Baby Center noted food cravings can be an indicator of something lacking in your diet. For example, if you’re craving a lot of meat, your diet may be lacking in protein, and you can either just eat some meat, or you can eat beans, fortified cereals, or tofu. If you’re short on magnesium, that could be why you’re craving sweets and chocolate. If you want a healthier alternative to chocolate, try eating some whole grains or seeds to satiate that craving.
Burris warns, however, if you’re craving ice, clay, or dirt, you might have Pica, which means you have an iron deficiency and need to seek help from your acupuncturist, midwife, or OB-GYN. "This further proves the theory that pregnant women intuitively know what their bodies and babies need, because once supplemented with proper nutrition and iron supplements, most women can curb or ignore their cravings for these unusual non-food items," she says.
But why do pregnant women crave spicy food specifically? Burris says, “According to Traditional Chinese Medicine wisdom and proven theories from thousands of years and billions of women, pregnant women crave spicy foods when their immune system is weakened." Burris mentions that spicy food nourishes the lungs, which is the first defense against viruses, bacteria, and parasites that could infect the mother and potentially harm the baby, and the desire for spicy food is intuitive. Other positive effects of eating spicy food include lower blood pressure, because the heat of the pepper increases blood flow, and happiness, because spicy food increase the production of serotonin, the feel-good hormone.
Is there such a thing as too spicy? Too spicy really depends on the person. If you’re comfortable eating salsa right out of the jar, go for it. However, don’t be surprised if you get heartburn. Burris says there are no known harmful spicy foods, but other types of spicy foods you can eat — that may not cause as much heartburn or hemorrhoids as jalapeños — include garlic, onions, cinnamon, ginger, cloves, dill, fennel, and radishes.
When my mom was pregnant with me, she ate jalapeños by the handful, craved Mexican food every day, and couldn’t get her hands on anything spicy enough to satiate her desire to light her mouth on fire. And I have to confess, I absolutely hate spicy food, and I always have. I personally prefer to taste my food instead of feeling the burn, but is that because my mom ate spicy food the entire time I was in utero? Did she ruin me on spicy food for life?
Though the theory that your cravings pass down to your children is a popular one, it hasn’t been proven — yet. So you’re in the clear, Mom.
As was previously stated, the main side effects of eating spicy food while pregnant are heartburn, upset stomach, and hemorrhoids, but there are also side effects for eating too much salt or too many sweets while trying to satiate your cravings. Burris says eating too much salt causes pregnant women to be overly thirsty and puffy, and too many sweets causes more rapid weight gain.
There are many factors contributing to craving different types of foods while pregnant — and there are healthy ways to satiate those cravings. But of course, it’s always OK to "treat yo self" every once in awhile.

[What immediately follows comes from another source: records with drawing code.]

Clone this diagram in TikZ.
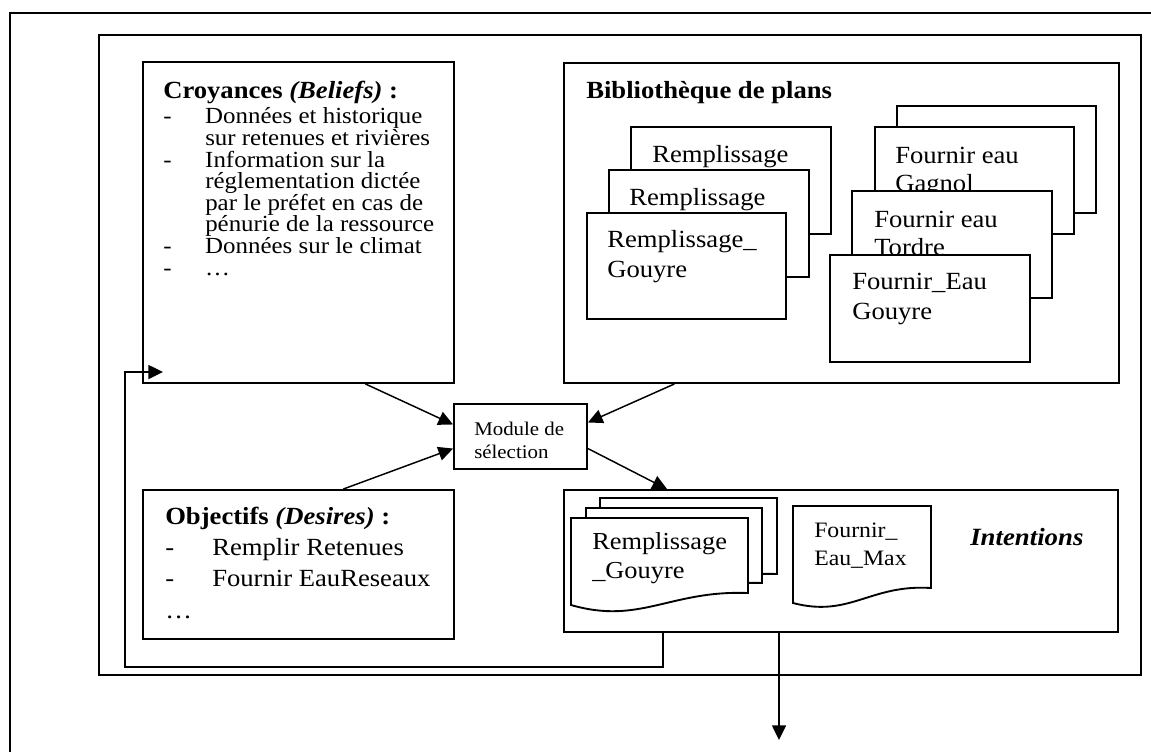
\documentclass[tikz,border=0pt]{standalone}
\usepackage{fontspec}
\setmainfont{Liberation Serif}[FakeStretch=1.08]
\usetikzlibrary{arrows.meta,calc,fit}

\begin{document}
\begin{tikzpicture}[x=0.75pt,y=0.75pt,yscale=-1,
  boite/.style={draw, line width=1.4pt, inner sep=0pt},
  carte/.style={draw, fill=white, line width=1.4pt, inner sep=0pt},
  txt/.style={anchor=base west, inner sep=0pt, align=left},
  fleche/.style={line width=1.1pt, -{Triangle[length=11pt,width=10.5pt]}}]
\useasboundingbox (0,0) rectangle (1151,751);
\clip (0,0) rectangle (1151,751);

%Straight Lines (outer frame, cut by the page)
\draw [line width=1.4pt] (10,800) -- (10,13) -- (1200,13) ;
%Shape: Rectangle (agent)
\draw [line width=1.4pt] (99,35) rectangle (1141,675) ;

%Shape: Rectangle (croyances)
\node [boite, fit={(143,62) (454,383)}] (croy) {};
% Text Node
\node [txt, font=\fontsize{18.5}{21}\selectfont] (croyT) at (163,98) {\textbf{Croyances \textit{(Beliefs)} :}};
% Text Node (multi-line: placed by its last baseline)
\node [txt, font=\fontsize{17.3}{16.2}\selectfont, execute at begin node={\lineskiplimit=-5pt}] (croyL) at (163,275)
  {\makebox[31.5pt][l]{-}Données et historique\\
   \hspace*{31.5pt}sur retenues et rivières\\
   \makebox[31.5pt][l]{-}Information sur la\\
   \hspace*{31.5pt}réglementation dictée\\
   \hspace*{31.5pt}par le préfet en cas de\\
   \hspace*{31.5pt}pénurie de la ressource\\
   \makebox[31.5pt][l]{-}Données sur le climat\\
   \makebox[31.5pt][l]{-}…};

%Shape: Rectangle (bibliotheque)
\node [boite, fit={(564,63) (1119,383)}] (bib) {};
% Text Node
\node [txt, font=\fontsize{18.5}{21}\selectfont] (bibT) at (586,98) {\textbf{Bibliothèque de plans}};

%Plans: Remplissage
\node [carte, fit={(631,127) (831,234)}] (remA) {};
\node [txt, font=\fontsize{18.5}{22}\selectfont] (remAT) at (652,162) {Remplissage};
\node [carte, fit={(609,170) (809,277)}] (remB) {};
\node [txt, font=\fontsize{18.5}{22}\selectfont] (remBT) at (629,205) {Remplissage};
\node [carte, fit={(587,213) (786,319)}] (remC) {};
\node [txt, font=\fontsize{18.5}{22}\selectfont] (remCT) at (607,277) {Remplissage\_\\Gouyre};

%Plans: Fournir eau
\node [carte, fit={(897,106) (1096,213)}] (fouA) {};
\node [carte, fit={(875,127) (1074,234)}] (fouB) {};
\node [txt, font=\fontsize{18.5}{21}\selectfont] (fouBT) at (895,191) {Fournir eau\\Gagnol};
\node [carte, fit={(852,191) (1052,298)}] (fouC) {};
\node [txt, font=\fontsize{18.5}{21}\selectfont] (fouCT) at (874,255) {Fournir eau\\Tordre};
\node [carte, fit={(830,255) (1030,362)}] (fouD) {};
\node [txt, font=\fontsize{18.5}{22}\selectfont] (fouDT) at (852,319) {Fournir\_Eau\\Gouyre};

%Shape: Rectangle (module)
\node [boite, fit={(454,404) (587,469)}] (mod) {};
% Text Node
\node [txt, font=\fontsize{14.5}{17.25}\selectfont] (modT) at (474,458) {Module de\\sélection};

%Shape: Rectangle (objectifs)
\node [boite, fit={(143,490) (454,639)}] (obj) {};
% Text Node
\node [txt, font=\fontsize{18.5}{23.5}\selectfont] (objT) at (165,618)
  {\textbf{Objectifs \textit{(Desires)} :}\\
   \makebox[35.25pt][l]{-}Remplir Retenues\\
   \makebox[35.25pt][l]{-}Fournir EauReseaux\\
   …};

%Shape: Rectangle (intentions)
\node [boite, fit={(564,490) (1118,632)}] (int) {};
%Shape: Documents
\draw [line width=1.4pt, fill=white] (600,498) -- (777,498) -- (777,574) .. controls (699,571) and (669,606) .. (600,586) -- cycle ;
\draw [line width=1.4pt, fill=white] (586,508) -- (762,508) -- (762,583) .. controls (684,580) and (654,615) .. (586,595) -- cycle ;
\draw [line width=1.4pt, fill=white] (571,518) -- (748,518) -- (748,593) .. controls (670,590) and (640,625) .. (571,605) -- cycle ;
\draw [line width=1.4pt, fill=white] (793,506) -- (931,506) -- (931,588) .. controls (870,584) and (850,618) .. (793,603) -- cycle ;
% Text Node
\node [txt, font=\fontsize{18.3}{21.75}\selectfont] (intR) at (592,578) {Remplissage\\\_Gouyre};
% Text Node
\node [txt, font=\fontsize{16.5}{21}\selectfont] (intF) at (814,565) {Fournir\_\\Eau\_Max};
% Text Node
\node [txt, font=\fontsize{18.6}{21}\selectfont] (intT) at (970,545) {\textbf{\textit{Intentions}}};

%Connectors
\coordinate (retour) at (125,667);
\coordinate (entree) at (163,372);
\coordinate (sortie) at (779,740);
\draw [fleche] ($(croy.south west)!.714!(croy.south east)$) -- ($(mod.north west)!.32!(mod.south west)$) ;
\draw [fleche] ($(bib.south west)!.2!(bib.south east)$) -- ($(mod.north east)!.29!(mod.south east)$) ;
\draw [fleche] ($(obj.north west)!.643!(obj.north east)$) -- ($(mod.north west)!.68!(mod.south west)$) ;
\draw [fleche] ($(mod.north east)!.68!(mod.south east)$) -- ($(int.north west)!.187!(int.north east)$) ;
\draw [fleche] ($(int.south west)!.18!(int.south east)$) |- (retour) |- (entree) ;
\draw [fleche] (int.south -| sortie) -- (sortie) ;
\end{tikzpicture}
\end{document}
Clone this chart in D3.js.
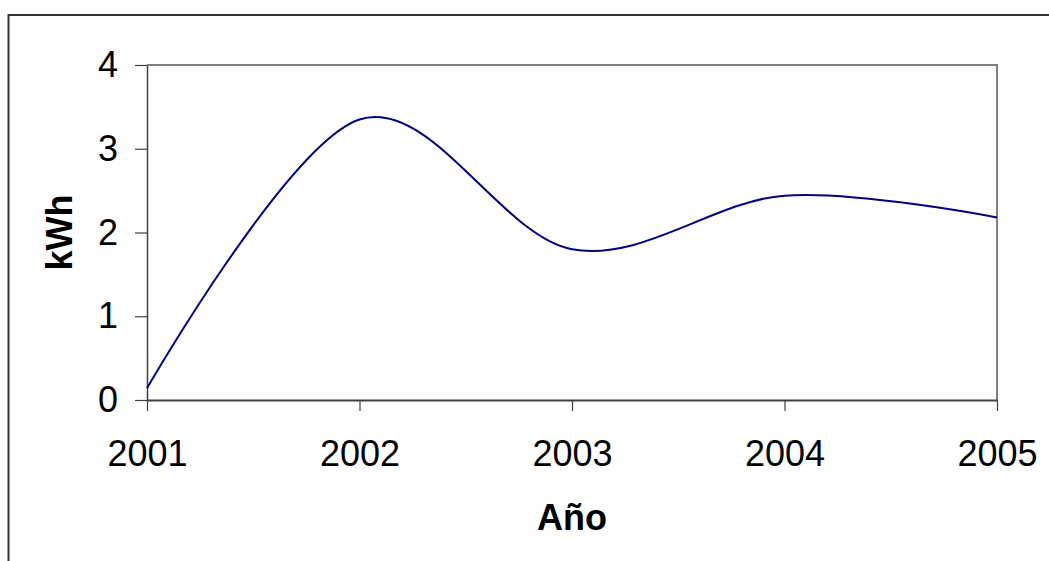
<!DOCTYPE html>
<html>
<head>
<meta charset="utf-8">
<script src="https://cdn.jsdelivr.net/npm/d3@7"></script>
<style>
  body { margin: 0; background: #fff; }
  svg { display: block; font-family: "Liberation Sans", Arial, sans-serif; }
</style>
</head>
<body>
<div id="container"></div>
<script>
// data
const years = [2001, 2002, 2003, 2004, 2005]
const kwh = [0.14, 3.35, 1.80, 2.44, 2.18]
const yTicks = [0, 1, 2, 3, 4]
const xTitle = "Año"
const yTitle = "kWh"

const W = 1049, H = 561
const plot = { left: 147, right: 997, top: 65, bottom: 400 }

const data = years.map((yr, i) => ({ year: yr, value: kwh[i] }))

const svg = d3.select("#container")
    .append("svg")
    .attr("width", W)
    .attr("height", H)

const x = d3.scaleLinear()
    .domain([2001, 2005])
    .range([plot.left, plot.right])

const y = d3.scaleLinear()
    .domain([0, 4])
    .range([plot.bottom, plot.top])

/* OUTER FRAME (cut off on right and bottom) */
svg.append("path")
    .attr("d", `M8.5,${H + 2} V15 H${W + 2}`)
    .attr("fill", "none")
    .attr("stroke", "#333")
    .attr("stroke-width", 2)

/* PLOT BORDER top + right */
svg.append("path")
    .attr("d", `M${plot.left},${plot.top} H${plot.right} V${plot.bottom}`)
    .attr("fill", "none")
    .attr("stroke", "#808080")
    .attr("stroke-width", 2)

/* Y AXIS */
const yAxis = svg.append("g")
    .attr("transform", `translate(${plot.left},0)`)
    .call(d3.axisLeft(y)
        .tickValues(yTicks)
        .tickSize(12)
        .tickSizeOuter(0)
        .tickPadding(17)
        .tickFormat(d3.format("d")))
yAxis.select(".domain").attr("stroke", "#404040").attr("stroke-width", 1.5)
yAxis.selectAll(".tick line").attr("stroke", "#404040").attr("stroke-width", 1.2)
yAxis.selectAll(".tick text")
    .attr("fill", "#000")
    .style("font-size", "36px")
    .style("font-family", "'Liberation Sans', Arial, sans-serif")

/* X AXIS */
const xAxis = svg.append("g")
    .attr("transform", `translate(0,${plot.bottom})`)
    .call(d3.axisBottom(x)
        .tickValues(years)
        .tickSize(11)
        .tickSizeOuter(0)
        .tickPadding(29)
        .tickFormat(d3.format("d")))
xAxis.select(".domain").attr("stroke", "#404040").attr("stroke-width", 2)
xAxis.selectAll(".tick line").attr("stroke", "#404040").attr("stroke-width", 1.2)
xAxis.selectAll(".tick text")
    .attr("fill", "#000")
    .style("font-size", "36px")
    .style("font-family", "'Liberation Sans', Arial, sans-serif")

/* AXIS TITLES */
svg.append("text")
    .attr("x", (plot.left + plot.right) / 2)
    .attr("y", 530)
    .attr("text-anchor", "middle")
    .style("font-size", "36px")
    .style("font-weight", "bold")
    .text(xTitle)

svg.append("text")
    .attr("transform", `translate(72,${(plot.top + plot.bottom) / 2}) rotate(-90)`)
    .attr("text-anchor", "middle")
    .style("font-size", "36px")
    .style("font-weight", "bold")
    .text(yTitle)

/* LINE (smoothed like the spreadsheet) */
const line = d3.line()
    .x(d => x(d.year))
    .y(d => y(d.value))
    .curve(d3.curveCardinal.tension(0))

svg.append("path")
    .datum(data)
    .attr("fill", "none")
    .attr("stroke", "#000080")
    .attr("stroke-width", 2)
    .attr("d", line)
</script>
</body>
</html>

Looking for healthy ways to handle food cravings? Are you craving ice cream? Try eating fruit to satiate that sweet tooth you have. Want potato chips? Eat pretzels or reduced-fat, low-sodium chips. Instead of doughnuts, eat a whole-grain bagel with fruit jam smeared on the top.
But no shame in your craving game. Eat what you want, as long as your doctor hasn't forbidden it. So, if that baby wants spicy food, feel free to stock up on the jalapeños. Just don’t forget the Tums.